# [What needs to be done]
Count the lines in the entries below that include the word "this". Give nothing but the number.

# [Recorded data]
▼

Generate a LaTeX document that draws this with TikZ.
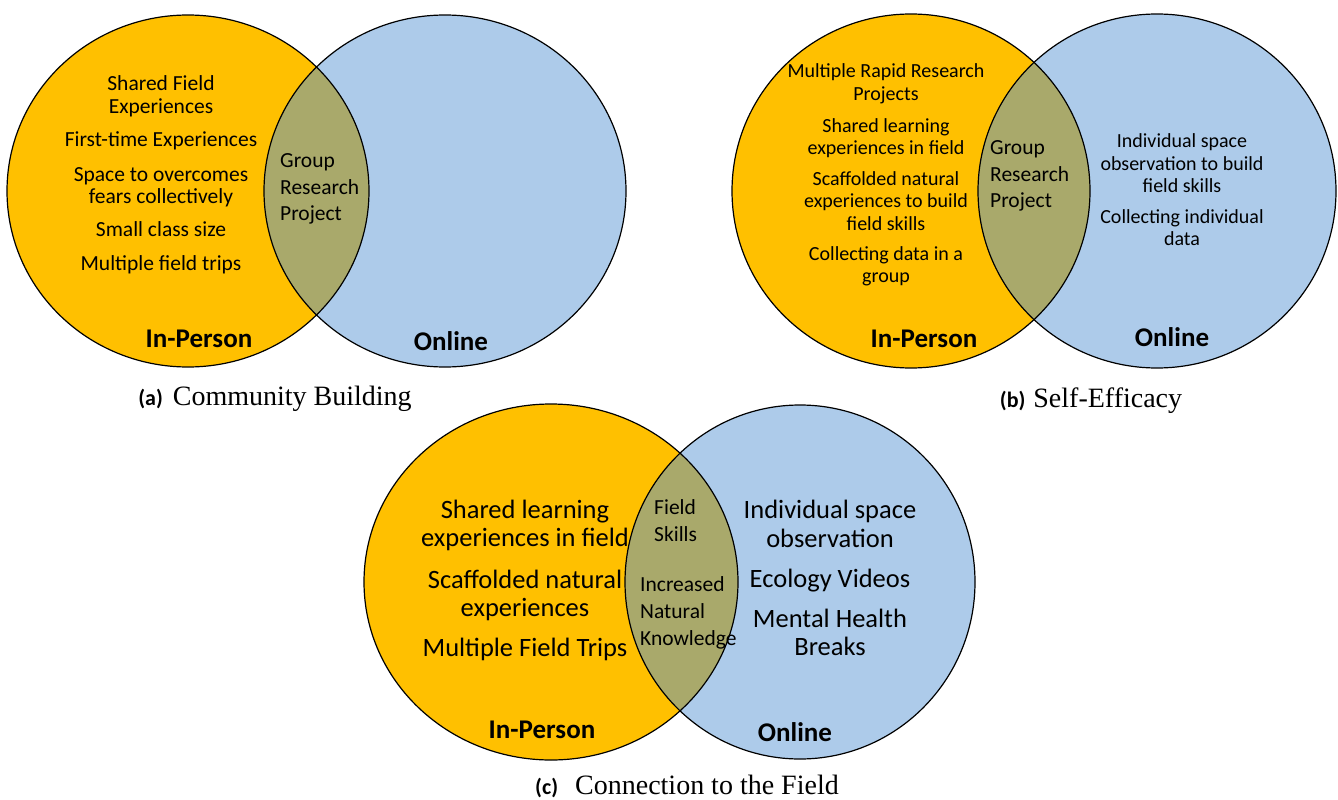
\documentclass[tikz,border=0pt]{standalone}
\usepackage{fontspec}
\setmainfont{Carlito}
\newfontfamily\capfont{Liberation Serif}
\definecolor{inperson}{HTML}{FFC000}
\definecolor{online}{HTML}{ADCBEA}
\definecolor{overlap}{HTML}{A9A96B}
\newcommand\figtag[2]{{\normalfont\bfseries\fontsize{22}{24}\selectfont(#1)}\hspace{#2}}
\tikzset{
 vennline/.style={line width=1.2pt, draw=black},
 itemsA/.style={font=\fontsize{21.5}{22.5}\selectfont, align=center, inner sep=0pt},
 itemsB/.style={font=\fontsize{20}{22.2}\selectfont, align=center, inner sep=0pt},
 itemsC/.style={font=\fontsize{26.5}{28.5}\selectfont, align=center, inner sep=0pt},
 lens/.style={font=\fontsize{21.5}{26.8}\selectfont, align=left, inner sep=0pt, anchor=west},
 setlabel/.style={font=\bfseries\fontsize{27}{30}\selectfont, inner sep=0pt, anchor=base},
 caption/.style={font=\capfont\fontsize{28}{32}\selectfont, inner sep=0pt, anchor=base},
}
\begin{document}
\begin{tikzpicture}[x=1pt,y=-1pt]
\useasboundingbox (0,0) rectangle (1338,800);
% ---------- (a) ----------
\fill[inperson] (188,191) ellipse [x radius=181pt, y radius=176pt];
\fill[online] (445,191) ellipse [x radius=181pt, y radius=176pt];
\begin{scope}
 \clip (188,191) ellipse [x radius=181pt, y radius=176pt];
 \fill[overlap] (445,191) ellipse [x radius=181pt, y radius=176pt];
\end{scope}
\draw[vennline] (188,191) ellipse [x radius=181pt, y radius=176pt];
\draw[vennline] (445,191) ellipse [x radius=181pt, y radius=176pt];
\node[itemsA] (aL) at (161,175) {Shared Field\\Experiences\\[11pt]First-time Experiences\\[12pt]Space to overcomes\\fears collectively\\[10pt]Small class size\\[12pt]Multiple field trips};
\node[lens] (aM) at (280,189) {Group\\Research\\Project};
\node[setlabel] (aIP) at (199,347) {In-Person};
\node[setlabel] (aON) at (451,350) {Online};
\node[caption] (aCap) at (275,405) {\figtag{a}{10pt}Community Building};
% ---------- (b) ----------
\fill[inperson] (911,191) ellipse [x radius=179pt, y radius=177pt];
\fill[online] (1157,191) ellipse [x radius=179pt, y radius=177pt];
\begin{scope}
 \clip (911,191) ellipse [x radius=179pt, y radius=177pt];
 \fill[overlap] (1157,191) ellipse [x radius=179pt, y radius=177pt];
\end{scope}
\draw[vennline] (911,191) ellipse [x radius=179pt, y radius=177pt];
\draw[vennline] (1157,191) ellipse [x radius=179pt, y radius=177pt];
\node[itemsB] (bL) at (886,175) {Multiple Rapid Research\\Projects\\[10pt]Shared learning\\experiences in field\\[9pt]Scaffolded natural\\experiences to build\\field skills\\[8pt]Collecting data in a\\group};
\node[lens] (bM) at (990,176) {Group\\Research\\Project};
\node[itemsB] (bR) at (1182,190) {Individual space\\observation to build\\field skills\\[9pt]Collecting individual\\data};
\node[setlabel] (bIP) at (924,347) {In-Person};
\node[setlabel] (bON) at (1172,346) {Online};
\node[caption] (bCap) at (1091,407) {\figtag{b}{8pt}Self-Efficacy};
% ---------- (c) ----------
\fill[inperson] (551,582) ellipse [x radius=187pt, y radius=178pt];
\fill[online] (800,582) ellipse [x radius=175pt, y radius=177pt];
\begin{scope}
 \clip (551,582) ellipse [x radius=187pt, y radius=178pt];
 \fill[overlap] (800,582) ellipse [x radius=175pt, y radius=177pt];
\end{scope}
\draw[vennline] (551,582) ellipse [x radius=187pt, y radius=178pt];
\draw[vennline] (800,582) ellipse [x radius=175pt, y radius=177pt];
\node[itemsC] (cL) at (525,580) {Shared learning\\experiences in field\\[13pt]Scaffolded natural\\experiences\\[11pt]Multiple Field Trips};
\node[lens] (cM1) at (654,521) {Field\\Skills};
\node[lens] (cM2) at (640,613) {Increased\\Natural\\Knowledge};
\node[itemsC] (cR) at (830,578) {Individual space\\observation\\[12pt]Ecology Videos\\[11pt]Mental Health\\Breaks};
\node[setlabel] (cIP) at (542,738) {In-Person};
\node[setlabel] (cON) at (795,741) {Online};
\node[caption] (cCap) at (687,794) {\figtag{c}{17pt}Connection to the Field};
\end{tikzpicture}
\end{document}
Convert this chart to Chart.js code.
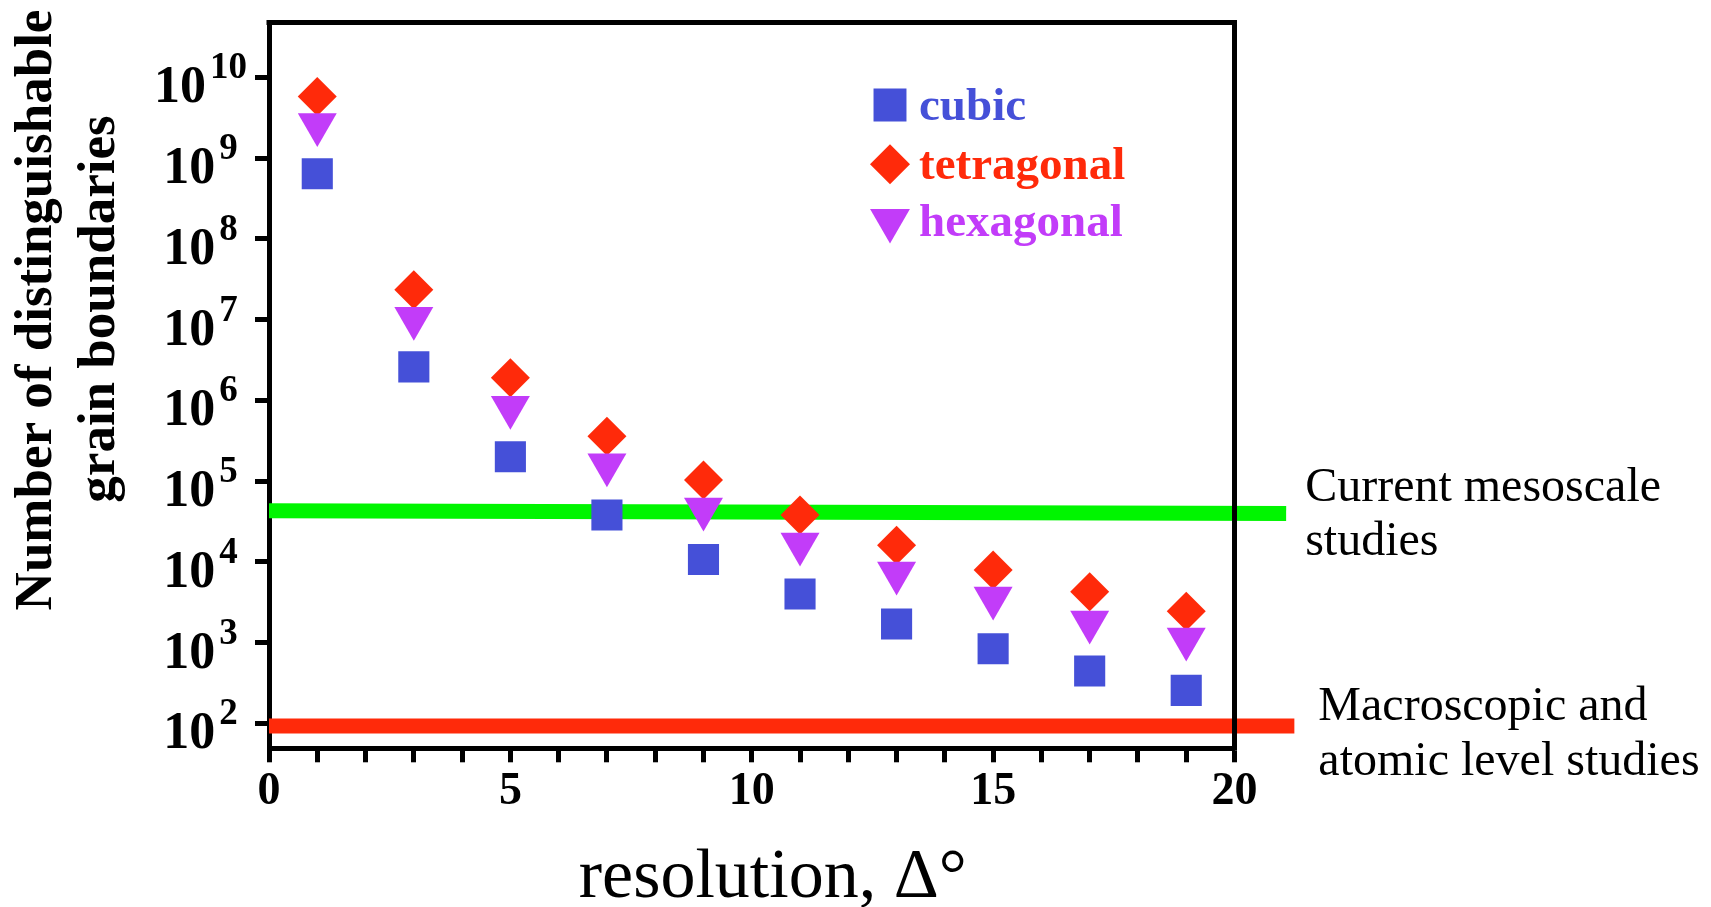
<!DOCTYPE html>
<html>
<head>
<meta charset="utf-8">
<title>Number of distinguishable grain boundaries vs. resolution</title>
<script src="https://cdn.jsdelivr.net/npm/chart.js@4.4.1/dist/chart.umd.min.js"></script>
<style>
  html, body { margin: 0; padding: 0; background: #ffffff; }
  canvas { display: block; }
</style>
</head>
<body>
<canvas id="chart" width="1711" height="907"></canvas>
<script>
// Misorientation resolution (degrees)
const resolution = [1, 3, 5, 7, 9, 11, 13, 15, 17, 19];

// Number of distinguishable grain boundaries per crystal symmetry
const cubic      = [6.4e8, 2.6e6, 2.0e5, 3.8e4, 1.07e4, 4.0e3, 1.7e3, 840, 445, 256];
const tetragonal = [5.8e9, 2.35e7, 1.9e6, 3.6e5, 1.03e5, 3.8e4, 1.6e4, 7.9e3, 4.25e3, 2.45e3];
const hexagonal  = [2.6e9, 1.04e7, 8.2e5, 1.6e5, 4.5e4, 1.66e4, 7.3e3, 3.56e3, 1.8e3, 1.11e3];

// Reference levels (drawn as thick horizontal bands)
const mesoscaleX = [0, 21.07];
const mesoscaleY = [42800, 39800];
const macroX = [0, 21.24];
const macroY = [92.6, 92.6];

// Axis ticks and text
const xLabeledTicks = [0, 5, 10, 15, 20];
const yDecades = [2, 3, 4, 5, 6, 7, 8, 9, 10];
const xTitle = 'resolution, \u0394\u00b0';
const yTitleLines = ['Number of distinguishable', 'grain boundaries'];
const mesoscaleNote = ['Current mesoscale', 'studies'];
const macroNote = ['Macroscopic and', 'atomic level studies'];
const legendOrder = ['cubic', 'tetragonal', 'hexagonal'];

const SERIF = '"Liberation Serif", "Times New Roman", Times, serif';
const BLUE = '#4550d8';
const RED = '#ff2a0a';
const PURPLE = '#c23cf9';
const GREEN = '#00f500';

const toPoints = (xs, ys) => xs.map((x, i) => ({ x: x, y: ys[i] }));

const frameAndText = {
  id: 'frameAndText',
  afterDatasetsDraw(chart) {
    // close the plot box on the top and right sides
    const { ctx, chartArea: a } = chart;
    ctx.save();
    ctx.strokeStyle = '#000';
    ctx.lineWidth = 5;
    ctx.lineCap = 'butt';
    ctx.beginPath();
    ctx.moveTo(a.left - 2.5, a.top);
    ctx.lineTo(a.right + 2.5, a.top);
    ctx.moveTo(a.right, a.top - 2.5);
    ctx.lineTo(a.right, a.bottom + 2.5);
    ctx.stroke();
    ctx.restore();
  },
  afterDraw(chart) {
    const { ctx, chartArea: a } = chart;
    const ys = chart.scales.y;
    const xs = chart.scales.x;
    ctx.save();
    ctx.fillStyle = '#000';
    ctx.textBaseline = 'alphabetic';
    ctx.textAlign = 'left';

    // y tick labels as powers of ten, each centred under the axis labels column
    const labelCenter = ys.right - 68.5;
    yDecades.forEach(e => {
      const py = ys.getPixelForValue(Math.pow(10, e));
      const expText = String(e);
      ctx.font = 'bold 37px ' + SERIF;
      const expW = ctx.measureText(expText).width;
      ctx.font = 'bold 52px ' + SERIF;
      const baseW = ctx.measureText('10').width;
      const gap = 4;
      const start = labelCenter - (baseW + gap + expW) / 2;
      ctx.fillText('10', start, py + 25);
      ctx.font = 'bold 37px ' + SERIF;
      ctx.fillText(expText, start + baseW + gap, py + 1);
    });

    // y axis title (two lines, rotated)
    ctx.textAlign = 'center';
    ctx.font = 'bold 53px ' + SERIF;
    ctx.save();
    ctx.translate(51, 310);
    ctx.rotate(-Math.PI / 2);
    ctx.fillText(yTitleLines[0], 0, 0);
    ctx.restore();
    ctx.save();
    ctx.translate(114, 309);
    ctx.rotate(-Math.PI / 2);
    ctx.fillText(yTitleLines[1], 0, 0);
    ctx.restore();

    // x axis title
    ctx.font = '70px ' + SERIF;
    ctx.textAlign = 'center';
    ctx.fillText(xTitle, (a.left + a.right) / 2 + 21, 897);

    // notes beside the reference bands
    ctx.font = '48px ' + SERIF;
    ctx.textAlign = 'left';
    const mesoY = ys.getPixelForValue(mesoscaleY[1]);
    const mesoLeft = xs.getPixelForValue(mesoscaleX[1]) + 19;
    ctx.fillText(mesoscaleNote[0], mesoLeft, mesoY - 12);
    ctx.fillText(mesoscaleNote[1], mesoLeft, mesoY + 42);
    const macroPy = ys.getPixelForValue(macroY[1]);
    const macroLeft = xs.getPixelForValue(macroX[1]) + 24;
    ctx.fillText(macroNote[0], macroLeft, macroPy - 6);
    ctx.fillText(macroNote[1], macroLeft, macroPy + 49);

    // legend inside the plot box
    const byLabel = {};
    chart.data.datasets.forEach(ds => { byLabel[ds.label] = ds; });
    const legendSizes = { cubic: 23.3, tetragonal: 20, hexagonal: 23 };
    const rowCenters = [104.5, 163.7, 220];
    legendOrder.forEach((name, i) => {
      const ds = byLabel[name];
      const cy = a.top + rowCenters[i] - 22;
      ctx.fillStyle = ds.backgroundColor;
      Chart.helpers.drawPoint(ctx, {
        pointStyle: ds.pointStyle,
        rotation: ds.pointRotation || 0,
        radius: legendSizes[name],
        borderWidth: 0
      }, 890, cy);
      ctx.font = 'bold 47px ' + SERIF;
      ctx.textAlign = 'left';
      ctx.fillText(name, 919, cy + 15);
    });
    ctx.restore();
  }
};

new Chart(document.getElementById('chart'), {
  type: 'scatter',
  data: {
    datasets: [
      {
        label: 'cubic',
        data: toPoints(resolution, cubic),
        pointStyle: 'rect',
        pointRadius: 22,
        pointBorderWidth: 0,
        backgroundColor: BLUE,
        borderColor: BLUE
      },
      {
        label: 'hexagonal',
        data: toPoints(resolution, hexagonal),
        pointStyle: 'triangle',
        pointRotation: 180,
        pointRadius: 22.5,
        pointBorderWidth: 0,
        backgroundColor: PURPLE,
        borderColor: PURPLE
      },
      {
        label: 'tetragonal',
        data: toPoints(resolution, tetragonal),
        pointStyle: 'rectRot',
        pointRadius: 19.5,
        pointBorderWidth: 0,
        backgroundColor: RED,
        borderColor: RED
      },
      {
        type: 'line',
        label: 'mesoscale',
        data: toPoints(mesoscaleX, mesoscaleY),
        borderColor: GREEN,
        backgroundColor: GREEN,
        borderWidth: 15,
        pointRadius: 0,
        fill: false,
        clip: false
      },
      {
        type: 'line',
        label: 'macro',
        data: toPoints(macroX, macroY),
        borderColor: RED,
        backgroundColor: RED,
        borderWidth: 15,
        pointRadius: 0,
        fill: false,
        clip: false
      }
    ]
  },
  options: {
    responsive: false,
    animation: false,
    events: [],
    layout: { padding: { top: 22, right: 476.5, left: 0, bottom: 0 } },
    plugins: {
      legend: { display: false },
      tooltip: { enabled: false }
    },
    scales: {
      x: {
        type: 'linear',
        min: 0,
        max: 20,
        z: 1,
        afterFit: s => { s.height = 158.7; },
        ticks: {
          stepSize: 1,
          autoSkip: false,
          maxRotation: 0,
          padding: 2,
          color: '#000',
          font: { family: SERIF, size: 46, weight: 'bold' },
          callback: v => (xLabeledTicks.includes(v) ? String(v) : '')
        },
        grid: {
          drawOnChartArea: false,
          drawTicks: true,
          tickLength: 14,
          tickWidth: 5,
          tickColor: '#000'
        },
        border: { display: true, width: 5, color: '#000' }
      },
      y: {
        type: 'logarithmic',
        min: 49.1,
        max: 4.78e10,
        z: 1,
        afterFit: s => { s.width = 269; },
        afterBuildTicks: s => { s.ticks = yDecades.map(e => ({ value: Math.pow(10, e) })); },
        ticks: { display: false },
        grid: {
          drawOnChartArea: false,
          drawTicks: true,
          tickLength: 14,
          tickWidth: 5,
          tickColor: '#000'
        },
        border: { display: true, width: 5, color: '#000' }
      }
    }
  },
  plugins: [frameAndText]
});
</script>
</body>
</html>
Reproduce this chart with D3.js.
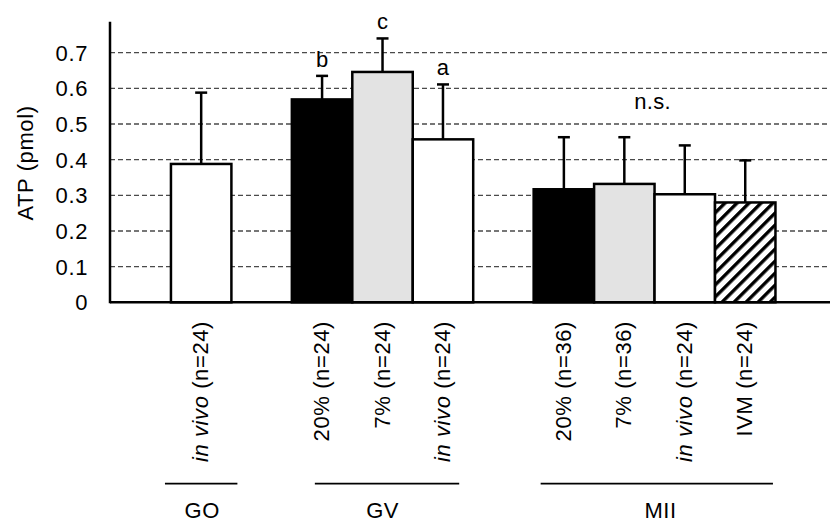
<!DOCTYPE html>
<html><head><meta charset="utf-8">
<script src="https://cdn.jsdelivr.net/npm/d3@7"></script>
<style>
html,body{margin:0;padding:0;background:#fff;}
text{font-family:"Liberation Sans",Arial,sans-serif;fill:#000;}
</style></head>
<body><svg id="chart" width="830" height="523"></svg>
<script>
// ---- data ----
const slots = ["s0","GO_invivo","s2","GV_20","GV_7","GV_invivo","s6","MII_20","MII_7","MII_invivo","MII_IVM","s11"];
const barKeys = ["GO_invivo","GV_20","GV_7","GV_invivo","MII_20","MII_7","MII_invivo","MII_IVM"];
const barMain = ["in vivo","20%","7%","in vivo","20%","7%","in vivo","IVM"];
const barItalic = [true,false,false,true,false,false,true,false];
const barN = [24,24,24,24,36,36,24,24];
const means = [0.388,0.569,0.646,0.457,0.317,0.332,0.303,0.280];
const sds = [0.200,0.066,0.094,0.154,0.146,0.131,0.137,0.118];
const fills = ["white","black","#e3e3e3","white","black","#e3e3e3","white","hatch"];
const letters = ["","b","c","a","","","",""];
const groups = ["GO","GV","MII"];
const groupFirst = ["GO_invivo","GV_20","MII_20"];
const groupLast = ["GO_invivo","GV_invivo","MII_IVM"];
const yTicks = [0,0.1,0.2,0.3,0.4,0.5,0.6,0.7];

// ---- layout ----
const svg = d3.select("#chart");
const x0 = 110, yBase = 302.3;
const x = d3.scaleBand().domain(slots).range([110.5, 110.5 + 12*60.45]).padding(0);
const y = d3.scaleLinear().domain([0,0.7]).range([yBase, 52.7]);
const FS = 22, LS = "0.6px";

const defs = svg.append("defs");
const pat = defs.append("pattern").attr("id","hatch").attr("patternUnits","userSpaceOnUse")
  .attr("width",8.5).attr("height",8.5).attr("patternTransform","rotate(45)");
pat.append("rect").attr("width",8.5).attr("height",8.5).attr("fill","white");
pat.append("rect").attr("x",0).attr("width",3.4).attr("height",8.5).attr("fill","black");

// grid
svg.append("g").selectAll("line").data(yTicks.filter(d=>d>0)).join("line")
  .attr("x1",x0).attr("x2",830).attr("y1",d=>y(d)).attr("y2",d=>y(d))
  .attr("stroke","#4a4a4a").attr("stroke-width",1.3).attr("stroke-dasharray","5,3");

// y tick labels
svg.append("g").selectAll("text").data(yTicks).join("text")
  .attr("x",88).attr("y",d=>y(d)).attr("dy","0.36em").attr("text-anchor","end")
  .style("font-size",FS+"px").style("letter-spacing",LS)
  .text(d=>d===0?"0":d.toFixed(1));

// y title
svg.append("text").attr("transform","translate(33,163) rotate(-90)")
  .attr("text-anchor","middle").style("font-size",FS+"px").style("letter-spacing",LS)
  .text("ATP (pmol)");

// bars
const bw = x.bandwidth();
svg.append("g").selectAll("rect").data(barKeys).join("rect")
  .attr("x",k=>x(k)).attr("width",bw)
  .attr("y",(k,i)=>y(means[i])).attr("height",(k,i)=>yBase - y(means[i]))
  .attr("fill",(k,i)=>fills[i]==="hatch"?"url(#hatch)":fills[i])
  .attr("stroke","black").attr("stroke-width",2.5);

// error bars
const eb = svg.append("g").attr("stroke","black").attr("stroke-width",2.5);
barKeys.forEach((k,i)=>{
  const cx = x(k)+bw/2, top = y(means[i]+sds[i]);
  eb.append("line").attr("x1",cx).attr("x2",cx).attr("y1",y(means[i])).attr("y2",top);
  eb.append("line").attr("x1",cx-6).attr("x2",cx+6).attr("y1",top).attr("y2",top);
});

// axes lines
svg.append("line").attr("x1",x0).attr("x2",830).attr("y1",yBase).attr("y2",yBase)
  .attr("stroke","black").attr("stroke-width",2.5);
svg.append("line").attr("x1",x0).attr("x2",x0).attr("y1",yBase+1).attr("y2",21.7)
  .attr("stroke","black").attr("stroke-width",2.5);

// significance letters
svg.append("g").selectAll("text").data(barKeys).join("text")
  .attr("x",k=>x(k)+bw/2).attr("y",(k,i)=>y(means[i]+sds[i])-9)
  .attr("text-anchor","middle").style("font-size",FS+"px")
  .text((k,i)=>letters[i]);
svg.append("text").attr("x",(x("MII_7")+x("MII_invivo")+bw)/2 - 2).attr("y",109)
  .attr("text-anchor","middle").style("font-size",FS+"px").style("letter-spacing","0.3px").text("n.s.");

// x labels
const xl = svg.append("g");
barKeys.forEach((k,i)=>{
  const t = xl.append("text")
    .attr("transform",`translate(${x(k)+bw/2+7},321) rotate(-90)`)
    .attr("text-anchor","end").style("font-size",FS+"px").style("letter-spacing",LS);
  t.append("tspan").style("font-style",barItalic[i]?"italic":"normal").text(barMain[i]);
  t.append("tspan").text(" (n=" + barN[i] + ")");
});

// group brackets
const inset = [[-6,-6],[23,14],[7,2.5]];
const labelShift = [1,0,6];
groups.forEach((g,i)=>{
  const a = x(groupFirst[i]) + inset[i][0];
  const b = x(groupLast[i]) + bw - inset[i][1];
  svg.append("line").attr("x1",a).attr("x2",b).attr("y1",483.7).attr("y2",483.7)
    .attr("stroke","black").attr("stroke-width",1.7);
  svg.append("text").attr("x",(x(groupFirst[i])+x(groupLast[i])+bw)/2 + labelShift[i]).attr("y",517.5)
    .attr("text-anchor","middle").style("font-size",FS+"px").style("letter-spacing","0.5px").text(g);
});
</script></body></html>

▲

# [Result below]
3